Recent reports suggest that DL-based analysis of breast US may be equivalent to or surpass human radiologists, but its clinical application remains debated.
Therefore, researchers in the present review focused on the general diagnostic performance of DL in breast US, comparing standalone DL systems to radiologists and assessing the assistive role of DL alongside human readers.
About the study
In the present study, a database search followed by the application of stringent inclusion and exclusion criteria ultimately yielded 16 studies involving 9,238 women from various countries.
These studies were selected based on the PICO (short for population, intervention, comparison, outcome) framework and used DL convolutional neural networks, with 14 of them employing commercial DL systems.
Most of the included studies were in a diagnostic setting, and pathology served as the gold standard in all of them. The study quality was assessed using tailored versions of Quality for Assessment of Diagnostic Studies-2 (QUADAS-2) and QUADAS-C tools.
DL could be used as a standalone tool or may be employed to assist radiologists with the aim of enhancing diagnostic capabilities.
Four studies assessed DL as standalone, two as assistive, and ten explored both roles.
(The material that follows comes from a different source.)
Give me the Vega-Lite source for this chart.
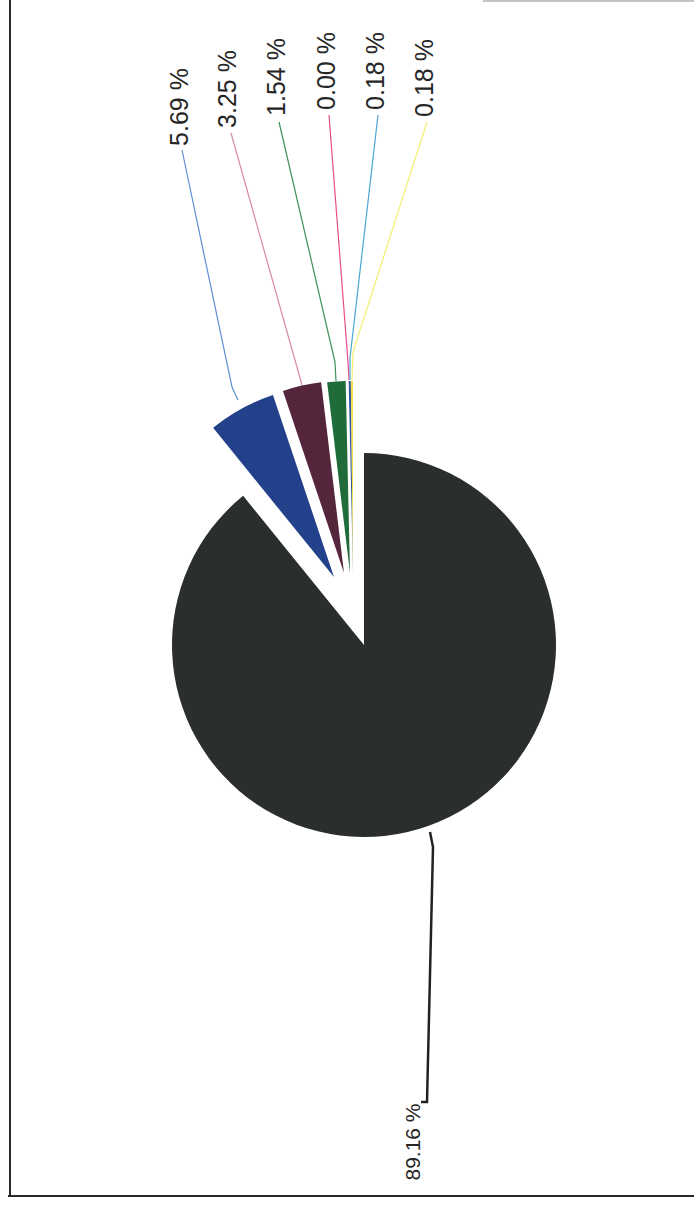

Human readers with different clinical experience levels in breast ultrasound were recruited to evaluate DL performance.
Results and discussion
In 14 studies evaluating DL as a standalone system in breast-US, comparisons were made with human readers. While one study found that DL had a lower area under the curve (AUC) than human readers, two showed equivalent AUC, and one reported higher AUC for DL.
DL demonstrated greater AUC over less experienced human readers but was comparable to experienced readers in three studies. Regarding accuracy, DL outperformed all human readers in two studies and outperformed less experienced readers but was found to be comparable to experienced readers in another study.
DL showed lower sensitivity than human readers in five studies and higher specificity in five studies, with varied results in the remaining studies.
In 12 studies evaluating assistive DL systems in breast-US, three reported improved AUC when combined with human readers. One study showed AUC comparable to human readers. For less experienced human readers, assistive DL systems had higher AUC but no positive impact on experienced readers.
During accuracy testing, assistive DL systems showed higher accuracy than human readers in three studies. However, no improvement in overall sensitivity was observed when combining DL with human readers.
Elevated specificity was seen in human readers in seven studies using assistive DL systems, with variations in impact on specificity for experienced and less experienced readers.
During the quality assessment, the studies included in the present review demonstrated a high risk of bias across various domains. Most studies showed a high bias in patient selection due to cancer prevalence significantly exceeding real-world scenarios.
Additionally, the study designs did not fully replicate clinical pathways, as DL systems were used for reading images but were not integrated into final clinical decisions. Testing pathways of human readers lacked access to patient clinical information, and reference standards varied among the studies.
Notably, some studies had a short follow-up time for women with negative tests, potentially impacting the assessment of missed cancers and overall diagnostic accuracy.
Conclusion
In conclusion, this comprehensive review assessing the diagnostic performance of DL systems in breast-US revealed substantial variability in outcomes.
While DL systems demonstrated potential specificity advantages, no consensus emerged on AUC, accuracy, or sensitivity, whether used standalone or as human reader aids.
Concerns were raised about biases, study heterogeneity, and limitations in generalizability, particularly in Asian-centric studies. The review emphasizes the need for standardized DL research guidelines, consistent benchmarks, and multicenter trials to ensure reproducibility and clinical applicability.
The current evidence does not support broad clinical recommendations for DL systems in breast-US, calling for further research and development in the field.